Retype, word for word, the lines between the ones holding "Write the matplotlib code for this chart." and "temps = np.arange(-30, 81)", inclusive; pictures stay out of the copy.
* begin EXCERPTED DATA *
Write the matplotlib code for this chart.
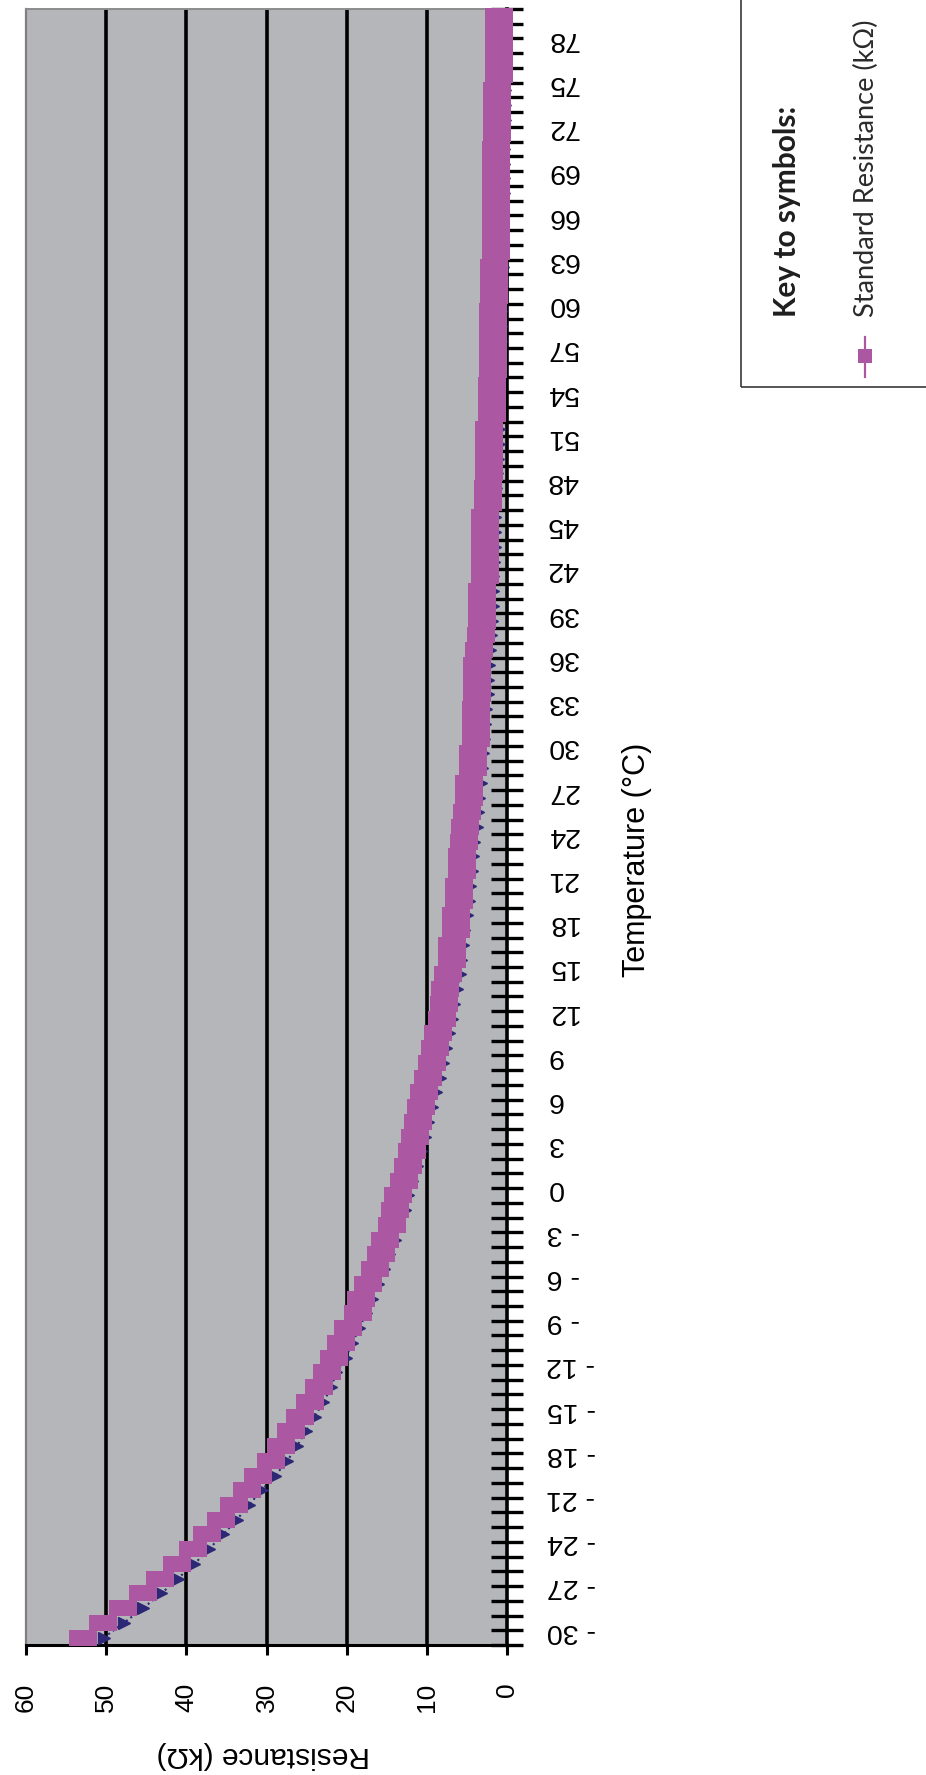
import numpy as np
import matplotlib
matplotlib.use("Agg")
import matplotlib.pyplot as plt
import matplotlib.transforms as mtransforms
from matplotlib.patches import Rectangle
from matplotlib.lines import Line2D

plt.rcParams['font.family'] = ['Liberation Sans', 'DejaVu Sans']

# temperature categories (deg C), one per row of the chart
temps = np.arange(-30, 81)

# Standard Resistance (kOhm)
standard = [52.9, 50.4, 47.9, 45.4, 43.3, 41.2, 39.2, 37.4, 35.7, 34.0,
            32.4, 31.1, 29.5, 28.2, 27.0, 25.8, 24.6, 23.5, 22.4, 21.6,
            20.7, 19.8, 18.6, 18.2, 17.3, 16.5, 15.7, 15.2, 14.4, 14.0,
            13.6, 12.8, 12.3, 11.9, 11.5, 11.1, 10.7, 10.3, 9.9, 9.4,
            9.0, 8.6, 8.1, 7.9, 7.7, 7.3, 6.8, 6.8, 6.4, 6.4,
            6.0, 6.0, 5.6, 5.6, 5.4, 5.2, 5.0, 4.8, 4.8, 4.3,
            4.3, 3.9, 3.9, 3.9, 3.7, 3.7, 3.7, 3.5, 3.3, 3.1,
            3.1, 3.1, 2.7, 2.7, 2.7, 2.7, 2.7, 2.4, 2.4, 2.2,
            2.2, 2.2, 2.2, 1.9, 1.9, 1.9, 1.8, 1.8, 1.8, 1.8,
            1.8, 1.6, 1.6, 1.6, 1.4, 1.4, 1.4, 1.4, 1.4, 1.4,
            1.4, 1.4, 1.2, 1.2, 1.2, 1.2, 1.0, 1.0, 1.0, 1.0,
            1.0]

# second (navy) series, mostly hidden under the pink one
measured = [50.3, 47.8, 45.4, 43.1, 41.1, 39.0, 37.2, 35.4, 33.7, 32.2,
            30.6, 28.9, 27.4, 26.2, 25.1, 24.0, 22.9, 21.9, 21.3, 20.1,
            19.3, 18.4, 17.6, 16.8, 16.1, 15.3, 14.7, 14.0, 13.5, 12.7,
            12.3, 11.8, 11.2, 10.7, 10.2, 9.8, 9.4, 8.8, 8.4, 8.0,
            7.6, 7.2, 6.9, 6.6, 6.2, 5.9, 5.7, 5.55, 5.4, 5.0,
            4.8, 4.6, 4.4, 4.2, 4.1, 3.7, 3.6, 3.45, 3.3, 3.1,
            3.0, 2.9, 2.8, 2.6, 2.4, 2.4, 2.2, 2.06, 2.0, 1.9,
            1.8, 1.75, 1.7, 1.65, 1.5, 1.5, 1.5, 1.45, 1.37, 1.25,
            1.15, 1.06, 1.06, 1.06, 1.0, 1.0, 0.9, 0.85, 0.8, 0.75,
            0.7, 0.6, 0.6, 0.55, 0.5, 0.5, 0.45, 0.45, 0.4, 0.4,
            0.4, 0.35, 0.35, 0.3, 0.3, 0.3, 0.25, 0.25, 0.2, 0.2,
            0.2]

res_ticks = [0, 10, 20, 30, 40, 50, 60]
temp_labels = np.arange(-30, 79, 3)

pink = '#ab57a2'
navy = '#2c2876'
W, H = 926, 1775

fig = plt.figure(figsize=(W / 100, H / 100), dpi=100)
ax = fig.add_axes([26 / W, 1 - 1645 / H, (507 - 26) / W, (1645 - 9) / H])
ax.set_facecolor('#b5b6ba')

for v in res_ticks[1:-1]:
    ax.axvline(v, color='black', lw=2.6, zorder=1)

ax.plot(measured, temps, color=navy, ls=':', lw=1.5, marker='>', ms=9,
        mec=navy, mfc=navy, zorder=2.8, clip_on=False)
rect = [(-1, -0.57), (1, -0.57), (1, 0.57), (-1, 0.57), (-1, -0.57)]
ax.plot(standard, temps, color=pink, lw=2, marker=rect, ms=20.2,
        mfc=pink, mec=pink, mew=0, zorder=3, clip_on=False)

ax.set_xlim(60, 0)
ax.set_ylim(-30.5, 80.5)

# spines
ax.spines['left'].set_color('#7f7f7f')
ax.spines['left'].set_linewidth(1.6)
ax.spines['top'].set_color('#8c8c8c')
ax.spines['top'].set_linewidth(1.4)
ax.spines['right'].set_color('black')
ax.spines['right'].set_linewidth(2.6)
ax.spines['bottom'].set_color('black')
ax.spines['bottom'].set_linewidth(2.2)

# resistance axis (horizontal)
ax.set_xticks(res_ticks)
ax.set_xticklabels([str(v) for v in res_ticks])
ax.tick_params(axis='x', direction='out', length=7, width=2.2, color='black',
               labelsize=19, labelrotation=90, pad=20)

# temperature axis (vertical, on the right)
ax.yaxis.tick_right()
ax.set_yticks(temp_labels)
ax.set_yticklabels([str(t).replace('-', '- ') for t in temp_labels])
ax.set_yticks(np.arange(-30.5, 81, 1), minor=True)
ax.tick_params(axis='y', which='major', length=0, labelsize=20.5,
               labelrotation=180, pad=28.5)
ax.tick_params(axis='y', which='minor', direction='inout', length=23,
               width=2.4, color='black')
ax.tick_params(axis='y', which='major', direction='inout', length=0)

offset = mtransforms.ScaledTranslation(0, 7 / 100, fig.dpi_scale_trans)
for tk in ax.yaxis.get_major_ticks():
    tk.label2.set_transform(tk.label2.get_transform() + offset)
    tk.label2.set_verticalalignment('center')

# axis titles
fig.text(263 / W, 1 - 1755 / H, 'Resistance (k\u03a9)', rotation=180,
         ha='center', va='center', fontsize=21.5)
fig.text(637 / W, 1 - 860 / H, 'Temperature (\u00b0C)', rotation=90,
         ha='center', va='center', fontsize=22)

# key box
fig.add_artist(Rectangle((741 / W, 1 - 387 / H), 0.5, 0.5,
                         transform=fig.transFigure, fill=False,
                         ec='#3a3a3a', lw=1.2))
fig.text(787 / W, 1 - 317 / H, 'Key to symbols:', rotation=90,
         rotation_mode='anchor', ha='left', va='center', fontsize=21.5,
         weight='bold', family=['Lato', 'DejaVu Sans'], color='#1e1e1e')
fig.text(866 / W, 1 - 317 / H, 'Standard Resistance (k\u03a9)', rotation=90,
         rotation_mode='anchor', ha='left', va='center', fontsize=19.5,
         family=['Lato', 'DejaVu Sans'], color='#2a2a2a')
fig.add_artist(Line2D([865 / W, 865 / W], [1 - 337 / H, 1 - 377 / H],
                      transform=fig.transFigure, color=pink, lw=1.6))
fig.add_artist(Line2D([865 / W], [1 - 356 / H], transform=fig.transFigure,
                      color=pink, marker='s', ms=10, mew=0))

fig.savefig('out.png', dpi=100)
* end EXCERPTED DATA *
* begin EXCERPTED DATA *
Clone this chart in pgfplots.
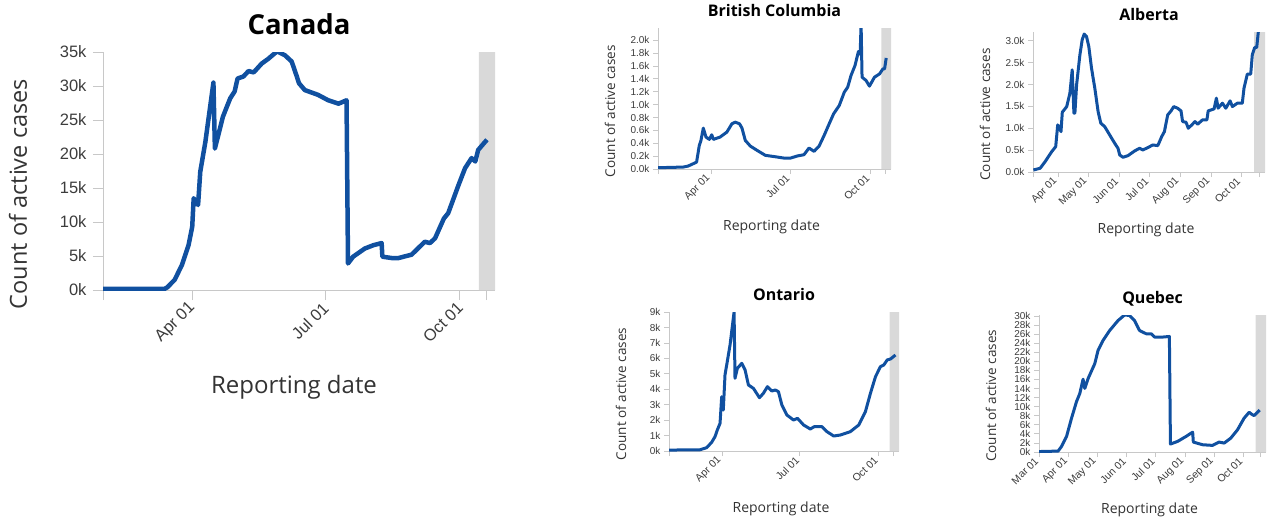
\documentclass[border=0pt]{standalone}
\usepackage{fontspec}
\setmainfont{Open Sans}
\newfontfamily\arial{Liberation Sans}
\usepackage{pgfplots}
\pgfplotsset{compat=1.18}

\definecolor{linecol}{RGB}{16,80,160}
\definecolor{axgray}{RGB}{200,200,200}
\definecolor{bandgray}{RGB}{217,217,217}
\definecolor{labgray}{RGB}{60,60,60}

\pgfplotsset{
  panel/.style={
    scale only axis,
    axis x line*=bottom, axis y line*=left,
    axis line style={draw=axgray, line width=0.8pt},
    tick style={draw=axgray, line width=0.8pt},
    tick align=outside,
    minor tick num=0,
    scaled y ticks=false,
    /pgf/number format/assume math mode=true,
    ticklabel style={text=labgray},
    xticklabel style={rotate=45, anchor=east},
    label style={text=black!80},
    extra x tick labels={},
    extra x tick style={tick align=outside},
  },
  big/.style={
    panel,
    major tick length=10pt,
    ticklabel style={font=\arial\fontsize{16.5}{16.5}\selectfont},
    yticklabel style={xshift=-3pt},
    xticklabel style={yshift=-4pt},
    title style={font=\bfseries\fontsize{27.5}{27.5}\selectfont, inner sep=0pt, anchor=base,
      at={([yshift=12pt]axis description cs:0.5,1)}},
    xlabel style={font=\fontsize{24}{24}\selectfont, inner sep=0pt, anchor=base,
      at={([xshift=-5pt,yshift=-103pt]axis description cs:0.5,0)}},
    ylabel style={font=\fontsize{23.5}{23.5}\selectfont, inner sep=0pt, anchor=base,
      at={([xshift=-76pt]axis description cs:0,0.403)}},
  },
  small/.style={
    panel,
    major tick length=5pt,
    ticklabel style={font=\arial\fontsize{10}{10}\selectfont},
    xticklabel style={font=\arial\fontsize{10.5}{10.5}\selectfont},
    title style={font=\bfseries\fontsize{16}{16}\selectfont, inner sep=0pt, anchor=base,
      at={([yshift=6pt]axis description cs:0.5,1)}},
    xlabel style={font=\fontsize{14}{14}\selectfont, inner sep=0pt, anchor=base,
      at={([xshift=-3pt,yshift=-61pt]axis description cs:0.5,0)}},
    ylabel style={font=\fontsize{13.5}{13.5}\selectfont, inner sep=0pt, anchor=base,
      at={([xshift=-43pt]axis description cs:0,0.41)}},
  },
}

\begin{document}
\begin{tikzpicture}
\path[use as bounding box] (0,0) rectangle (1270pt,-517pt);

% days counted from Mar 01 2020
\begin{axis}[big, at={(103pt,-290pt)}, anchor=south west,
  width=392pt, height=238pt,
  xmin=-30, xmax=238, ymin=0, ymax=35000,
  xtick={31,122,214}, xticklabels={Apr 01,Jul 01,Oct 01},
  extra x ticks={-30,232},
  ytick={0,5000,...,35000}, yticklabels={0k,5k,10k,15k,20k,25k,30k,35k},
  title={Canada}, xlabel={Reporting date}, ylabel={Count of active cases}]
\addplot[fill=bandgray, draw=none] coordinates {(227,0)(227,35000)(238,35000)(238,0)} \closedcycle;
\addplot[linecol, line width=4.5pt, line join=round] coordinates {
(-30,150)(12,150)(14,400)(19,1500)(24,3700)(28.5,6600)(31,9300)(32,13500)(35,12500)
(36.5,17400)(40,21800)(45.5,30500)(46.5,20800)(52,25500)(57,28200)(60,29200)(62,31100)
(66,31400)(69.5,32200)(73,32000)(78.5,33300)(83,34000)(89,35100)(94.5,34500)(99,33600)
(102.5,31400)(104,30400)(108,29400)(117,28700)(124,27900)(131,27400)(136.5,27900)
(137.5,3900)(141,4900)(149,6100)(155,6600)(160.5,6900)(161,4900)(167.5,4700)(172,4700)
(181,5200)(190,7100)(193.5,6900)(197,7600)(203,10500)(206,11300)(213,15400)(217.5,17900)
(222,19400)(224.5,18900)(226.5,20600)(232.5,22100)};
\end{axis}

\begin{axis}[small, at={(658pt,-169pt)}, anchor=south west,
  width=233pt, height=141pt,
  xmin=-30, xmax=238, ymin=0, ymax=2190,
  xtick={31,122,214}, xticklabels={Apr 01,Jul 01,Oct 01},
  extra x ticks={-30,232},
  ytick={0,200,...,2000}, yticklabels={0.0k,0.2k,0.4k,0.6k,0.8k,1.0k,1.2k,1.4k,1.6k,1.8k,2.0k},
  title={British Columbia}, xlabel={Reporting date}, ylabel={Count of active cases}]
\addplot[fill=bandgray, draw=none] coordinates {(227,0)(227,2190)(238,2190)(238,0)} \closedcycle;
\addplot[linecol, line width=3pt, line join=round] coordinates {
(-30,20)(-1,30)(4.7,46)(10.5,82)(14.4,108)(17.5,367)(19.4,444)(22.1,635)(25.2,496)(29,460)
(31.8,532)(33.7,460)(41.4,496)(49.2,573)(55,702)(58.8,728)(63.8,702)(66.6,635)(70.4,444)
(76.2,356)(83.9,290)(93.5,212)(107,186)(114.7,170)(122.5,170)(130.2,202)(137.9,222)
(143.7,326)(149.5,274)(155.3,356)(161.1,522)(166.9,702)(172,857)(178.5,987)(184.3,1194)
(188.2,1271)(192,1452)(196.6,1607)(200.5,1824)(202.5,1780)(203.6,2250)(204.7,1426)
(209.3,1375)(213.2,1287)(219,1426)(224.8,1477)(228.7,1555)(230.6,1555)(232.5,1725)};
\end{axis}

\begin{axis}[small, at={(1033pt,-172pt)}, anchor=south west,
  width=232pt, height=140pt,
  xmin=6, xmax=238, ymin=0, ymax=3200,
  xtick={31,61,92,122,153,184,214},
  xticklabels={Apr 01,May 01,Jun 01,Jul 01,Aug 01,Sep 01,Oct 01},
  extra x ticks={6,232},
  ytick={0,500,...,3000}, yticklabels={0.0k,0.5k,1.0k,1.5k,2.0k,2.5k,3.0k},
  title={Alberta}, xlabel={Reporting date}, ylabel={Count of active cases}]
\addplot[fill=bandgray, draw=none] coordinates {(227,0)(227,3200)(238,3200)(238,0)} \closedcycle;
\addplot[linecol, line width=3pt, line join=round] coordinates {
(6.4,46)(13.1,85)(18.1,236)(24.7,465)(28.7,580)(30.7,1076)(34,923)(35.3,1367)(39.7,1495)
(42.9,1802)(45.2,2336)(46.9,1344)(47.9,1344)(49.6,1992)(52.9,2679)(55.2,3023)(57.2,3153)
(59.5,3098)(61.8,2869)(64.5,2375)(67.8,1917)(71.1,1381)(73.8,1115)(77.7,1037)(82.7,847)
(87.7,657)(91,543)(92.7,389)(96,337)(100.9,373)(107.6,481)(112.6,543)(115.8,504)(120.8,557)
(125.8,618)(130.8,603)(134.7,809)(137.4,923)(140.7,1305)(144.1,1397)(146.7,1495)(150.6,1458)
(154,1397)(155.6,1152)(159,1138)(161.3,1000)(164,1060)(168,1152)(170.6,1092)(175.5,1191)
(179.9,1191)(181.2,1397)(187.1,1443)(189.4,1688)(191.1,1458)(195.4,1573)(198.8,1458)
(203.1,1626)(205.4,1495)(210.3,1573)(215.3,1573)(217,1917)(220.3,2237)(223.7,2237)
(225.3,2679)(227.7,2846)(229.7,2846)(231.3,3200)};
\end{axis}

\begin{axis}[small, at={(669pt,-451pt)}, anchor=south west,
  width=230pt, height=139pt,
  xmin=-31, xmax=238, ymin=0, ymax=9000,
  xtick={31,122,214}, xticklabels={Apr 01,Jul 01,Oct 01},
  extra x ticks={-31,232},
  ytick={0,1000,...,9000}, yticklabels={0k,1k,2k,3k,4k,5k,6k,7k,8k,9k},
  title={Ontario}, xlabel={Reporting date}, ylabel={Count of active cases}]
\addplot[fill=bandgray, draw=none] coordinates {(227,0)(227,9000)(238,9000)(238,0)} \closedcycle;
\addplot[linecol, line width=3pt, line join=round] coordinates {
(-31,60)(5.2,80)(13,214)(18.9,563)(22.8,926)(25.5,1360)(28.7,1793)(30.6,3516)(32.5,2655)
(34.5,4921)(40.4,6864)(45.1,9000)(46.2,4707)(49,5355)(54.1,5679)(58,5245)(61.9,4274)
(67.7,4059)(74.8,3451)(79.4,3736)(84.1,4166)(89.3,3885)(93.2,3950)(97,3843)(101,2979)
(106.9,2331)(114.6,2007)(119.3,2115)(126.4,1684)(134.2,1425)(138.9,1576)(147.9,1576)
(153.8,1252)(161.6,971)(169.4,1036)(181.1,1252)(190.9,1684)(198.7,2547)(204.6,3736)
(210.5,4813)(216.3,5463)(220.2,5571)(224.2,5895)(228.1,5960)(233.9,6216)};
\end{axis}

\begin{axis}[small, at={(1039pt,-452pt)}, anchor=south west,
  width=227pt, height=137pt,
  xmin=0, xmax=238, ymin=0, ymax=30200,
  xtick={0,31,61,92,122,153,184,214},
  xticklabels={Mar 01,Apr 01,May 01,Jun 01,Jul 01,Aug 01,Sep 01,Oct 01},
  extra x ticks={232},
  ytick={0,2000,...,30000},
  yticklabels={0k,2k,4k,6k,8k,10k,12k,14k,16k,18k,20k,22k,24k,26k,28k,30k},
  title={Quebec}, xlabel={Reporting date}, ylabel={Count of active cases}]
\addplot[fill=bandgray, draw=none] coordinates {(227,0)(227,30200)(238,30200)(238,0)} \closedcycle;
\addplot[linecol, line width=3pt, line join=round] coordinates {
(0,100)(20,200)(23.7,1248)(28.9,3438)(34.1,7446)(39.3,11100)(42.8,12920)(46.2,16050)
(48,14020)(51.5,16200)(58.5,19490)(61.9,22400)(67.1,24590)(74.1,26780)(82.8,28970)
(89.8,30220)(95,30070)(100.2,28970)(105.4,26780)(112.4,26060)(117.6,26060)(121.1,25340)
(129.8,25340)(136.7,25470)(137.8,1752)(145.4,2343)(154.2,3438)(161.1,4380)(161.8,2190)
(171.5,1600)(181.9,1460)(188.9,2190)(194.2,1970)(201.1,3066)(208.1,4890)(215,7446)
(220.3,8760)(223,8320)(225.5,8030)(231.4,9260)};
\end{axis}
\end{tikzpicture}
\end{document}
* end EXCERPTED DATA *
* begin EXCERPTED DATA *
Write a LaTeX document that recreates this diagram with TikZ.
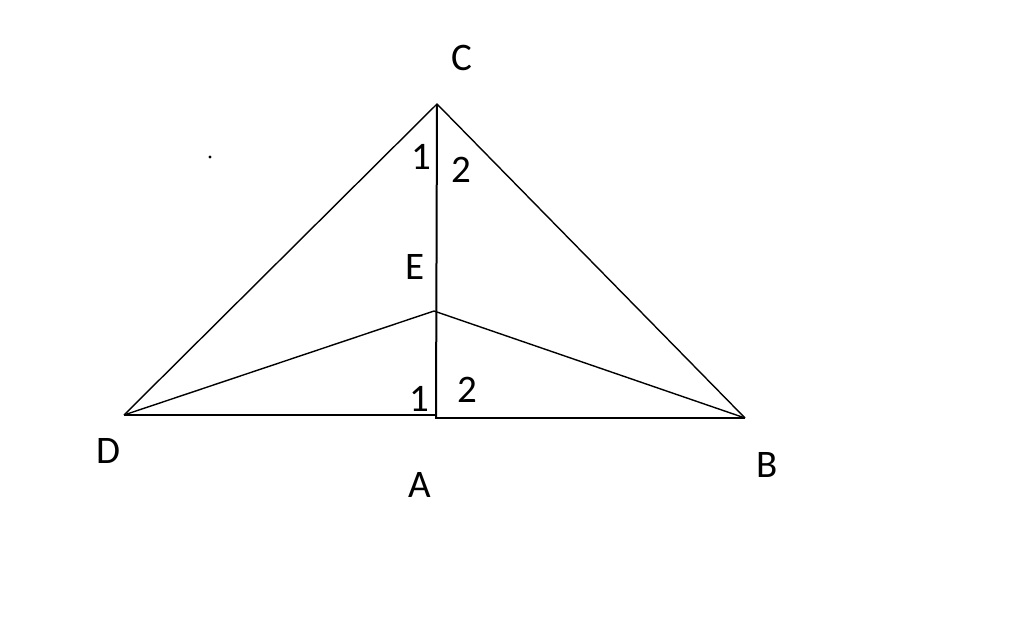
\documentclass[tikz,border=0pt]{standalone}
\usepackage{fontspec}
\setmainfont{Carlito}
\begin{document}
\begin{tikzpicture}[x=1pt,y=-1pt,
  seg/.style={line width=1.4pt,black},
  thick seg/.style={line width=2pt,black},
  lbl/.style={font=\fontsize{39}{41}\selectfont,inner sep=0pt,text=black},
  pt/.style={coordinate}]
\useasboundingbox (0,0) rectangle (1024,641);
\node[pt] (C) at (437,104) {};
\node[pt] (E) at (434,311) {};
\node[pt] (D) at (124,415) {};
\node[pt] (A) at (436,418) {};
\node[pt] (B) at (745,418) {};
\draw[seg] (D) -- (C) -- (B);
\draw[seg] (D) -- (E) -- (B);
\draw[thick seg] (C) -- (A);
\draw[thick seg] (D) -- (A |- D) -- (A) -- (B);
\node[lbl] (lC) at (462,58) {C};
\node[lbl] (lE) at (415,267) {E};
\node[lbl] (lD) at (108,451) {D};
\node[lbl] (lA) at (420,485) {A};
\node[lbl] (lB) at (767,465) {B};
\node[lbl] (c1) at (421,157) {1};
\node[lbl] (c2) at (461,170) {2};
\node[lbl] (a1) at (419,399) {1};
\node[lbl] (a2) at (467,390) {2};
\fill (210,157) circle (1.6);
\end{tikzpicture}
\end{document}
* end EXCERPTED DATA *
> [EXERCISE OUTPUT]
Write the matplotlib code for this chart.
import numpy as np
import matplotlib
matplotlib.use("Agg")
import matplotlib.pyplot as plt
import matplotlib.transforms as mtransforms
from matplotlib.patches import Rectangle
from matplotlib.lines import Line2D

plt.rcParams['font.family'] = ['Liberation Sans', 'DejaVu Sans']

# temperature categories (deg C), one per row of the chart
temps = np.arange(-30, 81)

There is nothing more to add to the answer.